The Institute for Self-Reliance has published a strategic guide and case study analysis on Public-Private Partnerships (PPPs) for Broadband. Written by Patrick Lucey and Christopher Mitchell, the report considers the role PPPs can play in communities with broadband infrastructure needs. While building a municipally owned network has been successful for some communities, a PPP is often more feasible for others. Partnerships not only serve the underserved, but can also encourage larger national providers into an area.
The report finds that partnerships can be viable options for local governments willing to make small, incremental investments. PPPs allow local leaders to drive public buy-in without directly competing with business interests. Communities might choose to partner for a number of reasons, including shared costs, lower financial risk, increased public involvement/interest, and effective utilization of industry expertise.
The authors define a true PPP as an agreement that balances risk and rewards between the public and private partners.
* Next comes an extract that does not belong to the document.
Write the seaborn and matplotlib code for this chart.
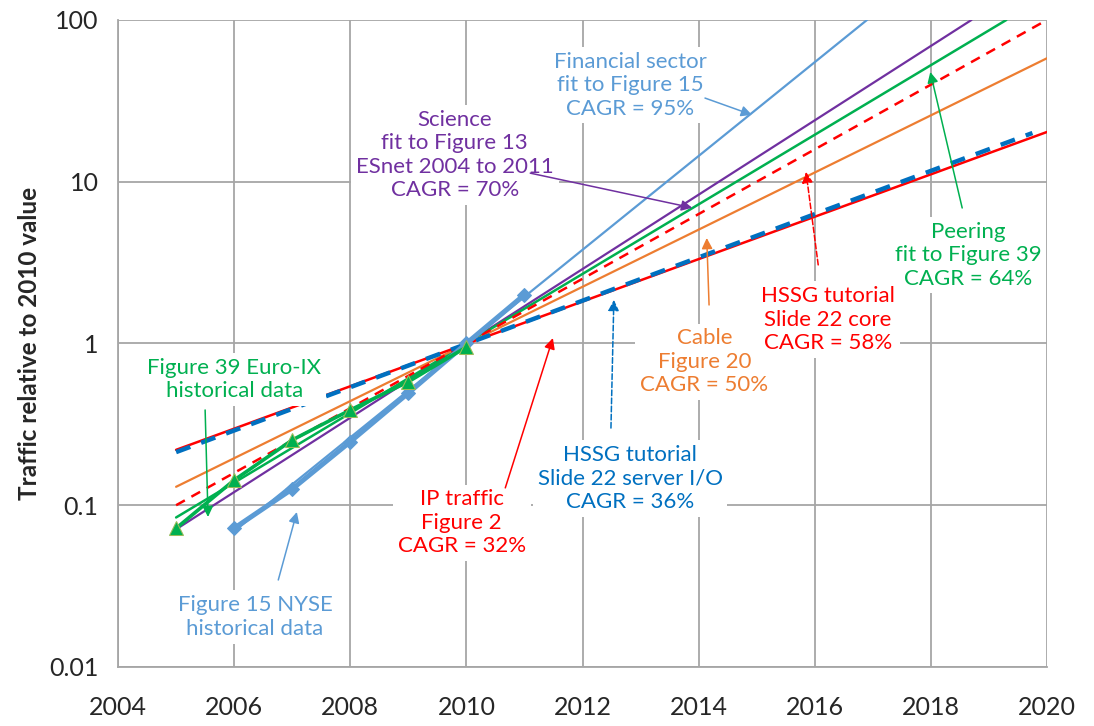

The term, however, is often used to describe a range of projects that involve private investment with public facilitation, or public investment with private execution. The authors drew from this report by the Coalition for Local Internet Choice and the Benton Foundation to inform their definition.
The report, titled Successful Strategies for Broadband Public-Private Partnership, provides three in-depth case studies from communities in Maryland, Illinois, and Massachusetts. A few less than successful projects are also discussed to illustrate some of the challenges faced by PPPs, including legal delays, incumbent competitors, and partners that fail to disclose accurate financials. The authors suggest communities need to maintain some oversight and leverage over the network, which can be achieved by either directly owning network assets or by having the right of first refusal to purchase the network if private ownership changes.